_What you should do_:
Please transcribe the data below exactly. Leave the pictures out.

_Material supplied_:
# # # #
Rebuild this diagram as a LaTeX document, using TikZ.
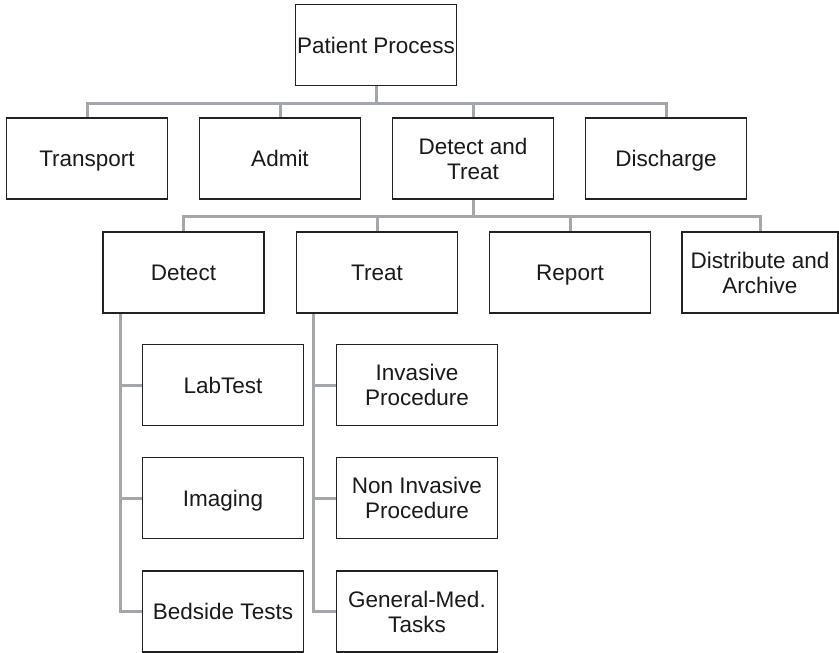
\documentclass[tikz,border=0pt]{standalone}
\usepackage{fontspec}
\setmainfont{Liberation Sans}
\usetikzlibrary{backgrounds}
\definecolor{conncol}{HTML}{A3A7AC}
\definecolor{boxcol}{HTML}{222222}
\definecolor{txtcol}{HTML}{1A1A1A}
\tikzset{
  box/.style={draw=boxcol, line width=1.6pt, fill=white, minimum width=#1, minimum height=81pt,
    inner sep=0pt, align=center, text=txtcol,
    font=\fontsize{22.5pt}{25pt}\selectfont},
  box/.default=161pt,
  one/.style={text height=18.3pt, text depth=2.3pt},
  conn/.style={draw=conncol, line width=3pt}
}
\begin{document}
\begin{tikzpicture}[x=1pt, y=-1pt]
\useasboundingbox (0,0) rectangle (839,653);
% level 0
\node[box,one] (pp) at (376,45) {Patient Process};
% level 1
\node[box,one] (tr) at (87,158.5) {Transport};
\node[box,one] (ad) at (280,158.5) {Admit};
\node[box] (dt) at (473,158.5) {Detect and\\Treat};
\node[box,one] (dc) at (666,158.5) {Discharge};
% level 2
\node[box,one] (de) at (183.5,272.5) {Detect};
\node[box,one] (tt) at (377,272.5) {Treat};
\node[box,one] (rp) at (570,272.5) {Report};
\node[box=156pt] (da) at (760,272.5) {Distribute and\\Archive};
% level 3
\node[box,one] (lt) at (223,385) {LabTest};
\node[box,one] (im) at (223,498) {Imaging};
\node[box,one] (bt) at (223,611.5) {Bedside Tests};
\node[box] (ip) at (417,385) {Invasive\\Procedure};
\node[box] (np) at (417,498) {Non Invasive\\Procedure};
\node[box] (gm) at (417,611.5) {General-Med.\\Tasks};
\begin{scope}[on background layer]
\foreach \c in {tr,ad,dt,dc}{
  \draw[conn] (pp.south) -- (pp.south |- 0,103) -| (\c.north);
}
\foreach \c in {de,tt,rp,da}{
  \draw[conn] (dt.south) -- (dt.south |- 0,216) -| (\c.north);
}
\foreach \c in {lt,im,bt}{
  \draw[conn] ([xshift=18pt]de.south west) |- (\c.west);
}
\foreach \c in {ip,np,gm}{
  \draw[conn] ([xshift=18pt]tt.south west) |- (\c.west);
}
\end{scope}
\end{tikzpicture}
\end{document}
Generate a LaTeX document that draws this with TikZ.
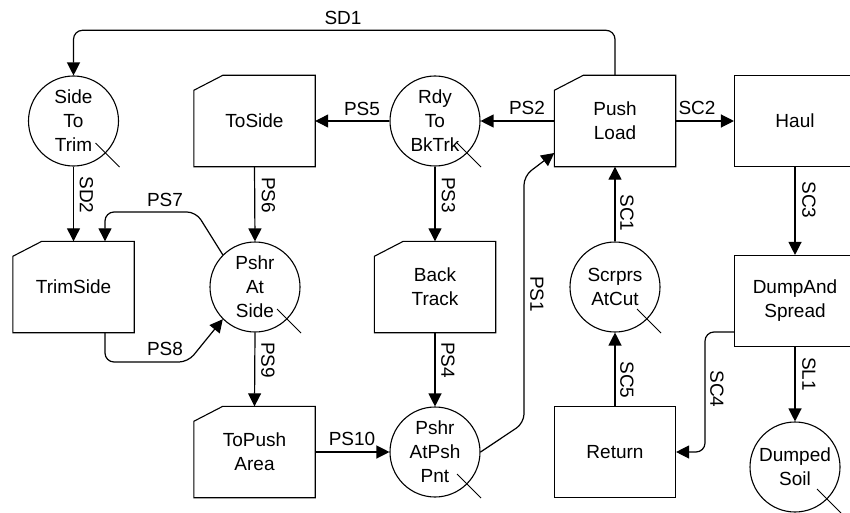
\documentclass[tikz,border=0pt]{standalone}
\usepackage{fontspec}
\setmainfont{Liberation Sans}
\usetikzlibrary{arrows.meta}
\tikzset{
 base/.style={font=\fontsize{19}{24}\selectfont, align=center},
 box/.style={base, rectangle, minimum width=121pt, minimum height=91pt, inner sep=0pt},
 plainbox/.style={box, draw, line width=1.1pt},
 place/.style={base, circle, draw, line width=1.1pt, minimum size=90pt, inner sep=0pt},
 lbl/.style={base, inner sep=0pt},
 vlbl/.style={lbl, rotate=-90},
 conn/.style={line width=1.2pt, -{Triangle[length=13pt,width=13pt]}, rounded corners=9pt},
 outline/.style={line width=1.1pt},
 tok/.style={line width=0.9pt},
}
\newcommand\chamf[1]{\draw[outline] ([yshift=-15pt]#1.north west) -- ([xshift=29pt]#1.north west) -- (#1.north east) -- (#1.south east) -- (#1.south west) -- cycle;}
\newcommand\tokmark[1]{\draw[tok] (#1.center) ++(22,22) -- ++(24,24);}
\begin{document}
\begin{tikzpicture}[x=1pt,y=-1pt]
\useasboundingbox (0,0) rectangle (850,513);
\clip (0,0) rectangle (850,513);
% boxes
\node[box] (toside) at (254.5,121) {ToSide};
\node[box] (pushload) at (615,121) {Push\\Load};
\node[plainbox] (haul) at (795,121) {Haul};
\node[box] (trimside) at (73.5,287) {TrimSide};
\node[box] (backtrack) at (435,287) {Back\\Track};
\node[plainbox] (dump) at (795,301) {DumpAnd\\Spread};
\node[box] (topush) at (254.5,452) {ToPush\\Area};
\node[plainbox] (return) at (615,452) {Return};
\chamf{toside}
\chamf{pushload}
\chamf{trimside}
\chamf{backtrack}
\chamf{topush}
% places
\node[place] (sidetrim) at (73.5,121) {Side\\To\\Trim};
\node[place] (rdy) at (435,121) {Rdy\\To\\BkTrk};
\node[place] (pshrside) at (255,287) {Pshr\\At\\Side};
\node[place] (scrprs) at (615,287) {Scrprs\\AtCut};
\node[place] (pshrpnt) at (435,452) {Pshr\\AtPsh\\Pnt};
\node[place] (dumped) at (795,467) {Dumped\\Soil};
\tokmark{sidetrim}
\tokmark{rdy}
\tokmark{pshrside}
\tokmark{scrprs}
\tokmark{pshrpnt}
\tokmark{dumped}
% connectors
\draw[conn] (pushload.north) -- ++(0,-45) -| (sidetrim.north);
\draw[conn] (sidetrim.south) -- (trimside.north);
\draw[conn] (pushload.west) -- (rdy.east);
\draw[conn] (rdy.west) -- (toside.east);
\draw[conn] (rdy.south) -- (backtrack.north);
\draw[conn] (backtrack.south) -- (pshrpnt.north);
\draw[conn] (toside.south) -- (pshrside.north);
\draw[conn] (pshrside.south) -- (topush.north);
\draw[conn] (topush.east) -- (pshrpnt.west);
\draw[conn] (pshrpnt.east) -- (524,423) -- (524,176) -- ([yshift=-32pt]pushload.west);
\draw[conn] (pshrside.135) -- (196,212) -- (105,212) -- ([xshift=31.5pt]trimside.north);
\draw[conn] ([xshift=31.5pt]trimside.south) -- (105,362) -- (188,362) -- (pshrside.225);
\draw[conn] (scrprs.north) -- (pushload.south);
\draw[conn] (pushload.east) -- (haul.west);
\draw[conn] (haul.south) -- (dump.north);
\draw[conn] ([yshift=-31pt]dump.west) -- (705,332) -- (705,452) -- (return.east);
\draw[conn] (return.north) -- (scrprs.south);
\draw[conn] (dump.south) -- (dumped.north);
% labels
\node[lbl] (lSD1) at (343,17.5) {SD1};
\node[lbl] (lPS5) at (362,108.5) {PS5};
\node[lbl] (lPS2) at (527,108) {PS2};
\node[lbl] (lSC2) at (697,108) {SC2};
\node[lbl] (lPS7) at (165,200) {PS7};
\node[lbl] (lPS8) at (165,349) {PS8};
\node[lbl] (lPS10) at (352,439) {PS10};
\node[vlbl] (lSD2) at (86.5,195) {SD2};
\node[vlbl] (lPS6) at (268.5,195) {PS6};
\node[vlbl] (lPS3) at (448.5,195) {PS3};
\node[vlbl] (lSC1) at (627,213) {SC1};
\node[vlbl] (lSC3) at (809,200) {SC3};
\node[vlbl] (lPS1) at (537,294) {PS1};
\node[vlbl] (lPS4) at (448,360) {PS4};
\node[vlbl] (lPS9) at (268,360) {PS9};
\node[vlbl] (lSC5) at (627,380) {SC5};
\node[vlbl] (lSC4) at (717,389) {SC4};
\node[vlbl] (lSL1) at (809,374) {SL1};
\end{tikzpicture}
\end{document}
# # # #
_Task solution_:
Rebuild this diagram as a LaTeX document, using TikZ.
\documentclass[tikz,border=0pt]{standalone}
\usepackage{fontspec}
\setmainfont{Liberation Sans}
\usetikzlibrary{backgrounds}
\definecolor{conncol}{HTML}{A3A7AC}
\definecolor{boxcol}{HTML}{222222}
\definecolor{txtcol}{HTML}{1A1A1A}
\tikzset{
  box/.style={draw=boxcol, line width=1.6pt, fill=white, minimum width=#1, minimum height=81pt,
    inner sep=0pt, align=center, text=txtcol,
    font=\fontsize{22.5pt}{25pt}\selectfont},
  box/.default=161pt,
  one/.style={text height=18.3pt, text depth=2.3pt},
  conn/.style={draw=conncol, line width=3pt}
}
\begin{document}
\begin{tikzpicture}[x=1pt, y=-1pt]
\useasboundingbox (0,0) rectangle (839,653);
% level 0
\node[box,one] (pp) at (376,45) {Patient Process};
% level 1
\node[box,one] (tr) at (87,158.5) {Transport};
\node[box,one] (ad) at (280,158.5) {Admit};
\node[box] (dt) at (473,158.5) {Detect and\\Treat};
\node[box,one] (dc) at (666,158.5) {Discharge};
% level 2
\node[box,one] (de) at (183.5,272.5) {Detect};
\node[box,one] (tt) at (377,272.5) {Treat};
\node[box,one] (rp) at (570,272.5) {Report};
\node[box=156pt] (da) at (760,272.5) {Distribute and\\Archive};
% level 3
\node[box,one] (lt) at (223,385) {LabTest};
\node[box,one] (im) at (223,498) {Imaging};
\node[box,one] (bt) at (223,611.5) {Bedside Tests};
\node[box] (ip) at (417,385) {Invasive\\Procedure};
\node[box] (np) at (417,498) {Non Invasive\\Procedure};
\node[box] (gm) at (417,611.5) {General-Med.\\Tasks};
\begin{scope}[on background layer]
\foreach \c in {tr,ad,dt,dc}{
  \draw[conn] (pp.south) -- (pp.south |- 0,103) -| (\c.north);
}
\foreach \c in {de,tt,rp,da}{
  \draw[conn] (dt.south) -- (dt.south |- 0,216) -| (\c.north);
}
\foreach \c in {lt,im,bt}{
  \draw[conn] ([xshift=18pt]de.south west) |- (\c.west);
}
\foreach \c in {ip,np,gm}{
  \draw[conn] ([xshift=18pt]tt.south west) |- (\c.west);
}
\end{scope}
\end{tikzpicture}
\end{document}
Generate a LaTeX document that draws this with TikZ.
\documentclass[tikz,border=0pt]{standalone}
\usepackage{fontspec}
\setmainfont{Liberation Sans}
\usetikzlibrary{arrows.meta}
\tikzset{
 base/.style={font=\fontsize{19}{24}\selectfont, align=center},
 box/.style={base, rectangle, minimum width=121pt, minimum height=91pt, inner sep=0pt},
 plainbox/.style={box, draw, line width=1.1pt},
 place/.style={base, circle, draw, line width=1.1pt, minimum size=90pt, inner sep=0pt},
 lbl/.style={base, inner sep=0pt},
 vlbl/.style={lbl, rotate=-90},
 conn/.style={line width=1.2pt, -{Triangle[length=13pt,width=13pt]}, rounded corners=9pt},
 outline/.style={line width=1.1pt},
 tok/.style={line width=0.9pt},
}
\newcommand\chamf[1]{\draw[outline] ([yshift=-15pt]#1.north west) -- ([xshift=29pt]#1.north west) -- (#1.north east) -- (#1.south east) -- (#1.south west) -- cycle;}
\newcommand\tokmark[1]{\draw[tok] (#1.center) ++(22,22) -- ++(24,24);}
\begin{document}
\begin{tikzpicture}[x=1pt,y=-1pt]
\useasboundingbox (0,0) rectangle (850,513);
\clip (0,0) rectangle (850,513);
% boxes
\node[box] (toside) at (254.5,121) {ToSide};
\node[box] (pushload) at (615,121) {Push\\Load};
\node[plainbox] (haul) at (795,121) {Haul};
\node[box] (trimside) at (73.5,287) {TrimSide};
\node[box] (backtrack) at (435,287) {Back\\Track};
\node[plainbox] (dump) at (795,301) {DumpAnd\\Spread};
\node[box] (topush) at (254.5,452) {ToPush\\Area};
\node[plainbox] (return) at (615,452) {Return};
\chamf{toside}
\chamf{pushload}
\chamf{trimside}
\chamf{backtrack}
\chamf{topush}
% places
\node[place] (sidetrim) at (73.5,121) {Side\\To\\Trim};
\node[place] (rdy) at (435,121) {Rdy\\To\\BkTrk};
\node[place] (pshrside) at (255,287) {Pshr\\At\\Side};
\node[place] (scrprs) at (615,287) {Scrprs\\AtCut};
\node[place] (pshrpnt) at (435,452) {Pshr\\AtPsh\\Pnt};
\node[place] (dumped) at (795,467) {Dumped\\Soil};
\tokmark{sidetrim}
\tokmark{rdy}
\tokmark{pshrside}
\tokmark{scrprs}
\tokmark{pshrpnt}
\tokmark{dumped}
% connectors
\draw[conn] (pushload.north) -- ++(0,-45) -| (sidetrim.north);
\draw[conn] (sidetrim.south) -- (trimside.north);
\draw[conn] (pushload.west) -- (rdy.east);
\draw[conn] (rdy.west) -- (toside.east);
\draw[conn] (rdy.south) -- (backtrack.north);
\draw[conn] (backtrack.south) -- (pshrpnt.north);
\draw[conn] (toside.south) -- (pshrside.north);
\draw[conn] (pshrside.south) -- (topush.north);
\draw[conn] (topush.east) -- (pshrpnt.west);
\draw[conn] (pshrpnt.east) -- (524,423) -- (524,176) -- ([yshift=-32pt]pushload.west);
\draw[conn] (pshrside.135) -- (196,212) -- (105,212) -- ([xshift=31.5pt]trimside.north);
\draw[conn] ([xshift=31.5pt]trimside.south) -- (105,362) -- (188,362) -- (pshrside.225);
\draw[conn] (scrprs.north) -- (pushload.south);
\draw[conn] (pushload.east) -- (haul.west);
\draw[conn] (haul.south) -- (dump.north);
\draw[conn] ([yshift=-31pt]dump.west) -- (705,332) -- (705,452) -- (return.east);
\draw[conn] (return.north) -- (scrprs.south);
\draw[conn] (dump.south) -- (dumped.north);
% labels
\node[lbl] (lSD1) at (343,17.5) {SD1};
\node[lbl] (lPS5) at (362,108.5) {PS5};
\node[lbl] (lPS2) at (527,108) {PS2};
\node[lbl] (lSC2) at (697,108) {SC2};
\node[lbl] (lPS7) at (165,200) {PS7};
\node[lbl] (lPS8) at (165,349) {PS8};
\node[lbl] (lPS10) at (352,439) {PS10};
\node[vlbl] (lSD2) at (86.5,195) {SD2};
\node[vlbl] (lPS6) at (268.5,195) {PS6};
\node[vlbl] (lPS3) at (448.5,195) {PS3};
\node[vlbl] (lSC1) at (627,213) {SC1};
\node[vlbl] (lSC3) at (809,200) {SC3};
\node[vlbl] (lPS1) at (537,294) {PS1};
\node[vlbl] (lPS4) at (448,360) {PS4};
\node[vlbl] (lPS9) at (268,360) {PS9};
\node[vlbl] (lSC5) at (627,380) {SC5};
\node[vlbl] (lSC4) at (717,389) {SC4};
\node[vlbl] (lSL1) at (809,374) {SL1};
\end{tikzpicture}
\end{document}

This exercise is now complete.